In the early 90s, there was a huge demand for Filipino skilled workers in Saudi Arabia for manual labor. With their struggle to feed the family and give their kids a proper education, Filipino parents would often remind them to “study hard and get a good job.” Soon after, it was believed that working abroad would help Filipinos alleviate poverty thus the Overseas Filipino Worker (OFW) trend started. People then started to see huge improvements especially from OFW families and government keeps praising them as the modern hero of the Philippines. With the recent economic factors that aggravates the living conditions of the masses, Filipino parents would now remind their kids the same phrase… with a little tweak – “study hard and get a good job abroad.”
One of the most promising countries to work abroad is located roughly 1500 miles southwest of the Philippines – the Malaysia.
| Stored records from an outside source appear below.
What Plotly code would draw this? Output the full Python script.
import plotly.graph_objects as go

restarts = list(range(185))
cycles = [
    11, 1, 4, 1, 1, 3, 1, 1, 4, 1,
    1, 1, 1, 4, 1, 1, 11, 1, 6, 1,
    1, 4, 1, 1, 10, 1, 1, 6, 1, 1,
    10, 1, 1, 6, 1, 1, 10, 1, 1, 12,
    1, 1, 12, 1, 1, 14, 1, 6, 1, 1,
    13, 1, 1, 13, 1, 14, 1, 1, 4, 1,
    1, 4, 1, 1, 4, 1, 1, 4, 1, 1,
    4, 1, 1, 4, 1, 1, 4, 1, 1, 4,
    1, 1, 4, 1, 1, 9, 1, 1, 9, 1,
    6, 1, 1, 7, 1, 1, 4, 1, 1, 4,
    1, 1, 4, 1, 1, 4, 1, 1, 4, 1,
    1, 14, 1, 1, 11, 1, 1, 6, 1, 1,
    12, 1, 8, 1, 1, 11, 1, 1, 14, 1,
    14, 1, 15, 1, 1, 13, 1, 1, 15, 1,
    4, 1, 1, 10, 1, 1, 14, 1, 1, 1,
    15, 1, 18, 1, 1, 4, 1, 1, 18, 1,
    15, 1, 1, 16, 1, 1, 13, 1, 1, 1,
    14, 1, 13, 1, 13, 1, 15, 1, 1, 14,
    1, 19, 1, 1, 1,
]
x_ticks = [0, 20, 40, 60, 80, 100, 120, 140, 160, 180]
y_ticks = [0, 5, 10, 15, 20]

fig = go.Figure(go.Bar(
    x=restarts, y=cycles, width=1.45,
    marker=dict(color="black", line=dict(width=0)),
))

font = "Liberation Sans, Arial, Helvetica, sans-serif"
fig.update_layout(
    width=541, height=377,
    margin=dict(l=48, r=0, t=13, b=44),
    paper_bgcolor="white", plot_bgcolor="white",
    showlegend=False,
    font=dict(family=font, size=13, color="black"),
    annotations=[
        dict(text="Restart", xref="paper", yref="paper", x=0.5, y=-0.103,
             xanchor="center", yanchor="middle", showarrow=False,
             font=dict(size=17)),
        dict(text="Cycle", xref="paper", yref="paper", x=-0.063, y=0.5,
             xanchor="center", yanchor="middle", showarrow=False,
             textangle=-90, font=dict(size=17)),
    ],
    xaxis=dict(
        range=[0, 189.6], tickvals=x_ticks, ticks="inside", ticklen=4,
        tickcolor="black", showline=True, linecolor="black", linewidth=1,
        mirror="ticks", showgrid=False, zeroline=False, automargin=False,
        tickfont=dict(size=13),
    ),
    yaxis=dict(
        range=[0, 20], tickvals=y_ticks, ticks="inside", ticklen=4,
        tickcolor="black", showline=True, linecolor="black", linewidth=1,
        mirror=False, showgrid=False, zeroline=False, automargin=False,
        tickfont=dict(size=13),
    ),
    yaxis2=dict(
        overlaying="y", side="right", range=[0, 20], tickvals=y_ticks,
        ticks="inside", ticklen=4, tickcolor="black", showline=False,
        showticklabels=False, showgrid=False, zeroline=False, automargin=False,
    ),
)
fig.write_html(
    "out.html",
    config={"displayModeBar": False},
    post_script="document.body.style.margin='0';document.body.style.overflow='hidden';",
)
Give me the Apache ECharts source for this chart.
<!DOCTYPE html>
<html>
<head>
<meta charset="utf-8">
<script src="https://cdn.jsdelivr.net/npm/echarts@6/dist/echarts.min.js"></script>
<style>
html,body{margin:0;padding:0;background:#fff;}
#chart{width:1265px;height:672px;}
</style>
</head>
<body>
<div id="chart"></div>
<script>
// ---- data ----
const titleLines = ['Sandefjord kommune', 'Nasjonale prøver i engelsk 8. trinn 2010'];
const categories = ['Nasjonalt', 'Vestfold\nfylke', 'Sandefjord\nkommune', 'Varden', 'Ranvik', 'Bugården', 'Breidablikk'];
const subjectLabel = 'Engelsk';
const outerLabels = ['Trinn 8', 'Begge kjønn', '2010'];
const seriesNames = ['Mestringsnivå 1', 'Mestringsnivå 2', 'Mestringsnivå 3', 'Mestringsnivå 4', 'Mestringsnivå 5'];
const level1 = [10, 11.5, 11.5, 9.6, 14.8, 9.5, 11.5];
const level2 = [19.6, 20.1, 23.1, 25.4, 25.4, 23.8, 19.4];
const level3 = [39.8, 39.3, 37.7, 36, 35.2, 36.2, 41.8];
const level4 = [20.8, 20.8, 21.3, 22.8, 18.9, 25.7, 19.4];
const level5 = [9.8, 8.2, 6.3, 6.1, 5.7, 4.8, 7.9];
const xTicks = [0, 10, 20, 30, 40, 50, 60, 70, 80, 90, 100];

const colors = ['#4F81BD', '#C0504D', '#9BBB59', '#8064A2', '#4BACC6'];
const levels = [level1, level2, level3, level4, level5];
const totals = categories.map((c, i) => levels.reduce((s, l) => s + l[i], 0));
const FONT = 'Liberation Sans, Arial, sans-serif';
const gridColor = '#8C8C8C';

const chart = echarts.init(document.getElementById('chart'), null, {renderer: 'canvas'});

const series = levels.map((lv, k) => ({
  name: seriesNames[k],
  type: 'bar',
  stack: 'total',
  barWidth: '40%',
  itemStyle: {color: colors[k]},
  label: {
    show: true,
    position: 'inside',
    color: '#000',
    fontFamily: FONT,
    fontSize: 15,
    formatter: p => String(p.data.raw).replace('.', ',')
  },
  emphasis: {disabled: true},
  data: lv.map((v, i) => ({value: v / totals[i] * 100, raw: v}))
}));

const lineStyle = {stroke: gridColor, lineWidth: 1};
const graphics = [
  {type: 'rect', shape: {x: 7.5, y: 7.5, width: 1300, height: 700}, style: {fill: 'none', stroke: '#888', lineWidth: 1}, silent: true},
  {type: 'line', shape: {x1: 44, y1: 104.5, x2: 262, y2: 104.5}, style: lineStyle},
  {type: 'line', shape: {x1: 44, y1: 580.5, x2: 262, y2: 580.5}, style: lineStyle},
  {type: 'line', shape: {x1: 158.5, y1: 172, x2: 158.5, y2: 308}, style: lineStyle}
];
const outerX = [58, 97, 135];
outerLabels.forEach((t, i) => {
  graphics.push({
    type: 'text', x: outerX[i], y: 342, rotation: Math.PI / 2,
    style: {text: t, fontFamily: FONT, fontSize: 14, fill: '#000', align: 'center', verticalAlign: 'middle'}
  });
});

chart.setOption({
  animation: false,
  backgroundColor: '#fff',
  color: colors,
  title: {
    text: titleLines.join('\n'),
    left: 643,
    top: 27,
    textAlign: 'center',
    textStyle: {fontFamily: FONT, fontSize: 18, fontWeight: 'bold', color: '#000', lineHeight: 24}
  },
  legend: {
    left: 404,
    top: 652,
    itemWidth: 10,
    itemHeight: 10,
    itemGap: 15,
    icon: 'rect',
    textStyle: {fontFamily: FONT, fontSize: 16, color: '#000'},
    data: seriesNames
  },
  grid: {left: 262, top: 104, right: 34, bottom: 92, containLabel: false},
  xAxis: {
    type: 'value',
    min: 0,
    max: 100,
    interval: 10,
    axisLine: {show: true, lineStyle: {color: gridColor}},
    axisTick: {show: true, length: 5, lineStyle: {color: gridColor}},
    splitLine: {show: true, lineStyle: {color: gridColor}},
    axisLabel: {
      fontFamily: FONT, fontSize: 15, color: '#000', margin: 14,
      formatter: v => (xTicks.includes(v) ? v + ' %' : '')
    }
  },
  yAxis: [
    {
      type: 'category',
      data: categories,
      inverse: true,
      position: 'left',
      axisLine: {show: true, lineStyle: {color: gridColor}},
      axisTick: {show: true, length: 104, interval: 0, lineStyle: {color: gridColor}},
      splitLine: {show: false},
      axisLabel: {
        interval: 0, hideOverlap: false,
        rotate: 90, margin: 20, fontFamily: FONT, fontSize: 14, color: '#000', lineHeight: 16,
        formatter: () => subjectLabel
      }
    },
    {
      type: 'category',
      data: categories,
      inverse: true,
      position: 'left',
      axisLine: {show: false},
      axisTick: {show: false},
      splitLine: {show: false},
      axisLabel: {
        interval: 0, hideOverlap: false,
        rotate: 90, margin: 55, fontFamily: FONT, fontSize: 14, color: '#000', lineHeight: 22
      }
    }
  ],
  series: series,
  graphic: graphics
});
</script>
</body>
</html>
Their labor force often demands a potentially huge number for manpower where Filipino workers often wage competition with laborers from neighboring countries such as India, Singapore, Thailand and Indonesia.
However, they still want to work in Malaysia due to a variety of reasons which our country, the Philippines, does not adequately provide or makes it impossible to reach by sheer hard work and determination. As one of those employees who previously worked in our hometown, going abroad sounds like a fairly natural response that brings solution to this issue. Nevertheless, no matter what occupation you do or what skill set you have, many of the things here might make you say “Yes, this is exactly the reason I’ve gone abroad!”
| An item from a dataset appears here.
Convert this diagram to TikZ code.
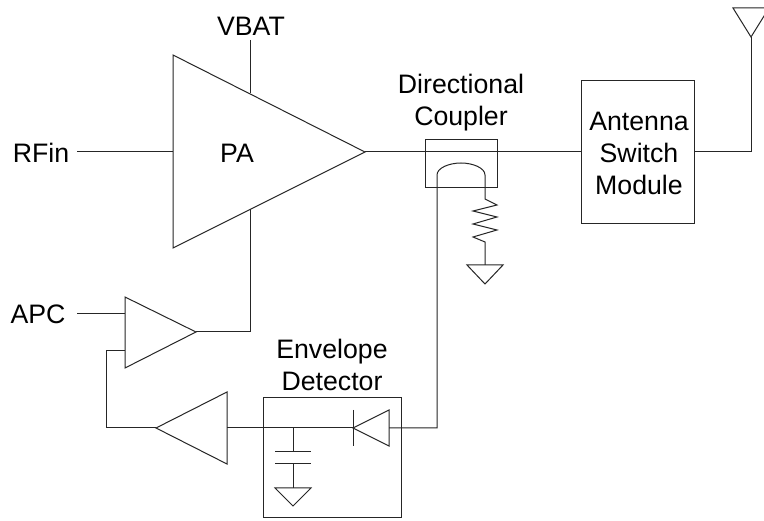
\documentclass[tikz,border=0pt]{standalone}
\usepackage{fontspec}
\setmainfont{Liberation Sans}
\tikzset{
  wire/.style={draw=black!85, line width=1pt, line join=miter},
  lbl/.style={font=\fontsize{26.7}{32}\selectfont, align=center, inner sep=0pt, text=black}
}
\begin{document}
\begin{tikzpicture}[x=1pt,y=-1pt]
\useasboundingbox (0,0) rectangle (764,521);
\clip (0,0) rectangle (764,521);
\fill[white] (0,0) rectangle (764,521);
% shapes
\draw[wire] (173,55) -- (173,248) -- (365,152) -- cycle;
\draw[wire] (125,297) -- (125,368) -- (196,332) -- cycle;
\draw[wire] (227,392) -- (227,464) -- (156,428) -- cycle;
\draw[wire] (425,140) rectangle (497,188);
\draw[wire] (581,81) rectangle (694,224);
\draw[wire] (263,398) rectangle (401,518);
% named points
\coordinate (rfinL) at (77,152);
\coordinate (rfinR) at (173,152);
\coordinate (vbT) at (250,40);
\coordinate (vbB) at (250,93);
\coordinate (paB) at (250,209);
\coordinate (apcO) at (196,332);
\coordinate (apcL) at (77,314);
\coordinate (apcR) at (125,314);
\coordinate (fbA) at (125,351);
\coordinate (fbB) at (156,428);
\coordinate (paO) at (365,152);
\coordinate (swL) at (581,152);
\coordinate (swR) at (694,152);
\coordinate (antT) at (751,37);
\coordinate (amp3R) at (227,428);
\coordinate (dTip) at (353,428);
\coordinate (dBase) at (389,428);
\coordinate (capTop) at (293,428);
% connectors
\draw[wire] (rfinL) -- (rfinR);
\draw[wire] (vbT) -- (vbB);
\draw[wire] (paB) |- (apcO);
\draw[wire] (apcL) -- (apcR);
\draw[wire] (fbA) -- (106,351) -- (106,428) -- (fbB);
\draw[wire] (paO) -- (swL);
\draw[wire] (swR) -| (antT);
\draw[wire] (733,8) -- (769,8) -- (antT) -- cycle;
\draw[wire] (amp3R) -- (dTip);
% diode
\draw[wire] (353,410) -- (353,446);
\draw[wire] (dTip) -- (389,410) -- (389,446) -- cycle;
\draw[wire] (dBase) -- (437,428) -- (437,175) .. controls (437,168) and (449,163) .. (461,163) .. controls (473,163) and (485,168) .. (485,175) -- (485,199)
  -- (497,205) -- (473,211) -- (497,217) -- (473,224) -- (497,230) -- (473,237) -- (485,242) -- (485,265);
\draw[wire] (467,265) -- (503,265) -- (485,284) -- cycle;
% capacitor
\draw[wire] (capTop) -- (293,452);
\draw[wire] (275,452) -- (311,452);
\draw[wire] (275,464) -- (311,464);
\draw[wire] (293,464) -- (293,488);
\draw[wire] (275,488) -- (311,488) -- (293,506) -- cycle;
% labels
\node[lbl] (tRF) at (41,153) {RFin};
\node[lbl] (tVB) at (251,26) {VBAT};
\node[lbl] (tPA) at (237,153) {PA};
\node[lbl] (tAPC) at (38,314) {APC};
\node[lbl] (tDC) at (461,102.5) {Directional\\Coupler};
\node[lbl] (tAS) at (639,153) {Antenna\\Switch\\Module};
\node[lbl] (tED) at (332,364.5) {Envelope\\Detector};
\end{tikzpicture}
\end{document}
So without further ado, here are the top ten reasons why it’s better to work in Malaysia compared to Philippines:
10. Different culture
Once you step foot on a foreign land, you’ll notice that everything you lay your eyes on is different from home. You may suddenly pay attention to the women wearing Muslim scarfs known as hijab. Also, when you’re roaming the malls that you’re so used to when you were in Philippines, you’ll observe that there are specific prayer rooms in some floors that they call surau, which we are not accustomed because we belong in a different culture.
Humans, in general, are curious beings and we as Filipinos, do not stray away from that behavior. We tend to be fascinated with these divergent perspectives including the mere differences in religion and celebrations. Moreover, as millenials, we embrace change so much that we like living out-of-the-norm and share our experiences in social media.
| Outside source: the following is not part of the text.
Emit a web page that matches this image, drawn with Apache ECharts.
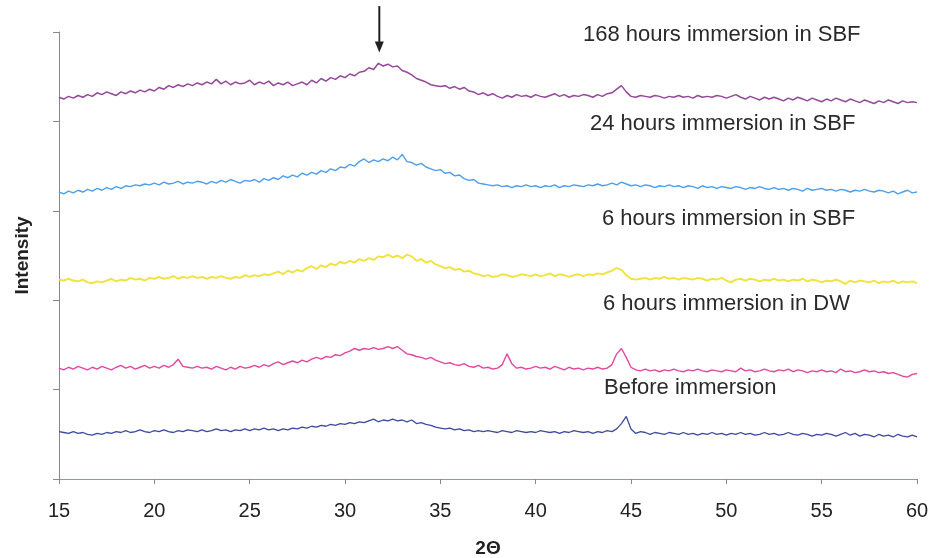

As such, we abide to these cultural standards, respect them and if possible, meet-in-between since we have an obligation to go to Church every Sunday and spread the word of God. And whatever you do, believe me, they will respect what you believe as well.
9. More opportunities
Although Malaysia is a developing country like Philippines, working here opens the gate to countless opportunities. In our home country, it is evidently hard to get a job even if you have the most impressive resume in town. However, in Malaysia, you can get a call for an interview in an hour provided that you have the right skills and experience that the foreign agency or headhunter needs.
If you have plans for furthering your career (especially in IT or engineering field), working in Malaysia is a boost on your hard-earned credential since HR often takes into account how you deal with your foreign bosses. It’s also a huge plus for a candidate to have the experience of managing superb work relationships with foreign clients.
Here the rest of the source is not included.